De implicatie van deze FAIR-uitgangspunten voor een individuele onderzoeker en zijn/haar onderzoeksgroep zijn vanzelfsprekend erg groot. Waar men vroeger publicaties scoorde en individueel status verwierf door veel tijd en energie te steken in het vergaren van unieke datasets, komt deze data nu plotseling ten dienste van het grotere geheel. Dat is voor het individu spannend, maar voor het systeem niet onoverkomelijk. Als we de prikkels voor presteren weghalen bij het individu en veel meer waarde toekennen aan het geheel, zal deze spanning wegebben.
Blik op oneindig
Naast de beweging van individu naar geheel hoort ook de denkstap van nu naar later. Simon Sinek schrijft in zijn boek ‘The Infinite Game’ over organisaties die eindig- of oneindig-denken. Eindig-denken betreft concrete doelen en duidelijke stappen, over winnen of verliezen: zoals een potje schaken of tennis. Op een gegeven moment is de winnaar bekend. Oneindig-denken gaat over continu leren en doorontwikkelen, gestimuleerd door rivalen, gedragen door een ‘Just Cause’. Een Just Cause is:
- Voor iets - bevestigend en optimistisch.

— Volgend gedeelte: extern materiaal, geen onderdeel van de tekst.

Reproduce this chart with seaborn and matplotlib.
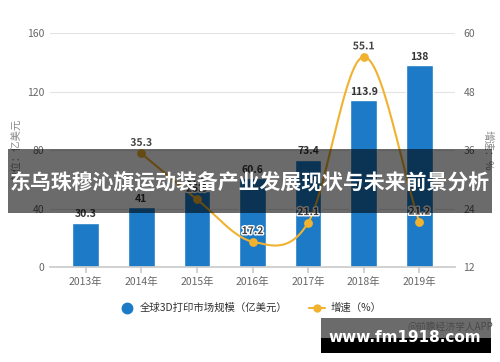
import numpy as np
import pandas as pd
import matplotlib
matplotlib.use("Agg")
import matplotlib.pyplot as plt
import matplotlib.patheffects as pe
from matplotlib.patches import Rectangle
from matplotlib.lines import Line2D
import seaborn as sns

# ---- data ----
years = ["2013年", "2014年", "2015年", "2016年", "2017年", "2018年", "2019年"]
market_size = [30.3, 41, 51.7, 60.6, 73.4, 113.9, 138]
growth_years = ["2014年", "2015年", "2016年", "2017年", "2018年", "2019年"]
growth = [35.3, 25.9, 17.2, 21.1, 55.1, 21.2]
left_ticks = [0, 40, 80, 120, 160]
right_ticks = [12, 24, 36, 48, 60]
bar_label = "全球3D打印市场规模（亿美元）"
line_label = "增速（%）"
title_text = "东乌珠穆沁旗运动装备产业发展现状与未来前景分析"

sns.set_theme(style="white")
plt.rcParams['font.family'] = ['Noto Sans CJK SC', 'DejaVu Sans']

BLUE = "#1c7ac6"
GOLD = "#f1b22f"
TICK = "#666666"

fig = plt.figure(figsize=(5, 3.62), dpi=100)
ax = fig.add_axes([0.1, 0.2624, 0.81, 0.6464])

df = pd.DataFrame({"year": years, "size": market_size})
sns.barplot(data=df, x="year", y="size", color=BLUE, width=0.48,
            saturation=1, ax=ax, zorder=2)
ax.set_ylim(0, 160)
ax.set_yticks(left_ticks)
ax.set_xlim(-0.64, 6.64)
ax.set_xlabel("")
ax.set_ylabel("")
for s in ["top", "left", "right"]:
    ax.spines[s].set_visible(False)
ax.spines["bottom"].set_color("#cccccc")
ax.grid(axis="y", color="#e3e3e3", linewidth=0.8, zorder=0)
ax.set_axisbelow(True)
ax.tick_params(axis="y", length=0, pad=4, labelsize=7.5, labelcolor=TICK)
ax.tick_params(axis="x", length=4, color="#cccccc", pad=3, labelsize=7.5,
               labelcolor=TICK, direction="out", bottom=True)

for i, v in enumerate(market_size):
    ax.annotate(f"{v:g}", (i, v), xytext=(0, 2.5), textcoords="offset points",
                ha="center", va="bottom", fontsize=7.5, fontweight="bold",
                color="#333333", zorder=5)

ax2 = ax.twinx()
ax2.set_ylim(12, 60)
ax2.set_yticks(right_ticks)
for s in ["top", "left", "right", "bottom"]:
    ax2.spines[s].set_visible(False)
ax2.tick_params(axis="y", length=0, pad=6, labelsize=7.5, labelcolor=TICK)
ax2.grid(False)

# smooth curve through the growth points (Catmull-Rom)
gx = np.array([years.index(y) for y in growth_years], dtype=float)
gy = np.array(growth, dtype=float)
n = len(gx)
mx = np.zeros(n); my = np.zeros(n)
for i in range(n):
    if i == 0:
        mx[i], my[i] = gx[1] - gx[0], gy[1] - gy[0]
    elif i == n - 1:
        mx[i], my[i] = gx[-1] - gx[-2], gy[-1] - gy[-2]
    else:
        mx[i], my[i] = (gx[i + 1] - gx[i - 1]) / 2, (gy[i + 1] - gy[i - 1]) / 2
sx, sy = [], []
t = np.linspace(0, 1, 40)
h00 = 2 * t**3 - 3 * t**2 + 1
h10 = t**3 - 2 * t**2 + t
h01 = -2 * t**3 + 3 * t**2
h11 = t**3 - t**2
for i in range(n - 1):
    sx.extend(h00 * gx[i] + h10 * mx[i] + h01 * gx[i + 1] + h11 * mx[i + 1])
    sy.extend(h00 * gy[i] + h10 * my[i] + h01 * gy[i + 1] + h11 * my[i + 1])
curve = pd.DataFrame({"x": sx, "y": sy})
sns.lineplot(data=curve, x="x", y="y", sort=False, color=GOLD, linewidth=1.5,
             ax=ax2, zorder=3)
pts = pd.DataFrame({"x": gx, "y": gy})
sns.scatterplot(data=pts, x="x", y="y", color=GOLD, s=40, edgecolor=GOLD,
                linewidth=0, ax=ax2, zorder=4)
ax2.set_xlabel(""); ax2.set_ylabel("")
ax2.set_xlim(-0.64, 6.64)
for xi, yi in zip(gx, gy):
    ax2.annotate(f"{yi:g}", (xi, yi), xytext=(0, 4), textcoords="offset points",
                 ha="center", va="bottom", fontsize=7.5, fontweight="bold",
                 color="#444444", zorder=6,
                 path_effects=[pe.withStroke(linewidth=2, foreground="white")])

fig.text(0.034, 0.585, "单位：亿美元", rotation=90, ha="center", va="center",
         fontsize=7.5, color="#888888")
fig.text(0.975, 0.585, "增速：%", rotation=-90, ha="center", va="center",
         fontsize=7.5, color="#888888")

handles = [
    Line2D([], [], marker="o", linestyle="none", markersize=7.5,
           markerfacecolor=BLUE, markeredgecolor=BLUE),
    Line2D([], [], marker="o", color=GOLD, linewidth=1.5, markersize=5,
           markerfacecolor=GOLD, markeredgecolor=GOLD),
]
fig.legend(handles, [bar_label, line_label], loc="center",
           bbox_to_anchor=(0.5, 0.149), ncol=2, frameon=False, fontsize=7.5,
           handlelength=1.6, columnspacing=2.0, handletextpad=0.5,
           labelcolor="#333333")

# overlay banner
W, H = 500, 362
def fr(x0, y0, x1, y1):
    return (x0 / W, 1 - y1 / H), (x1 - x0) / W, (y1 - y0) / H
xy, w, h = fr(8, 149, 492, 213)
fig.add_artist(Rectangle(xy, w, h, transform=fig.transFigure,
                         facecolor="black", alpha=0.58, edgecolor="none",
                         zorder=10))
fig.text(0.5, 1 - 182 / H, title_text, ha="center", va="center",
         fontsize=15, fontweight="bold", color="white", zorder=11)

# bottom watermark box
xy, w, h = fr(321, 318, 491, 338)
fig.add_artist(Rectangle(xy, w, h, transform=fig.transFigure,
                         facecolor="#6b6b6b", edgecolor="none", zorder=10))
xy, w, h = fr(321, 338, 491, 353)
fig.add_artist(Rectangle(xy, w, h, transform=fig.transFigure,
                         facecolor="black", edgecolor="none", zorder=10))
fig.text(493 / W, 1 - 327 / H, "@前瞻经济学人APP", ha="right", va="center",
         fontsize=7, color="#4a4a4a", zorder=11)
fig.text(405 / W, 1 - 337 / H, "www.fm1918.com", ha="center", va="center",
         fontsize=11, fontweight="bold", color="white", zorder=12,
         family="DejaVu Sans")

fig.savefig("out.png", dpi=100)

- Inclusief - open voor een ieder om mee te doen.
- Service georiënteerd - voor het welzijn van anderen.
- Weerbaar - kan politieke, technologische en culturele veranderingen doorstaan.
- Idealistisch - groot, ambitieus en uiteindelijk onbereikbaar.
Waar je met eindig-denken ‘wint’ door kennis bij jezelf te houden, geeft oneindig-denken de ruimte om delen als default te omarmen. Hoog tijd dat bestuurders en toezichthouders een eigen ‘Just Cause’ gaan opstellen.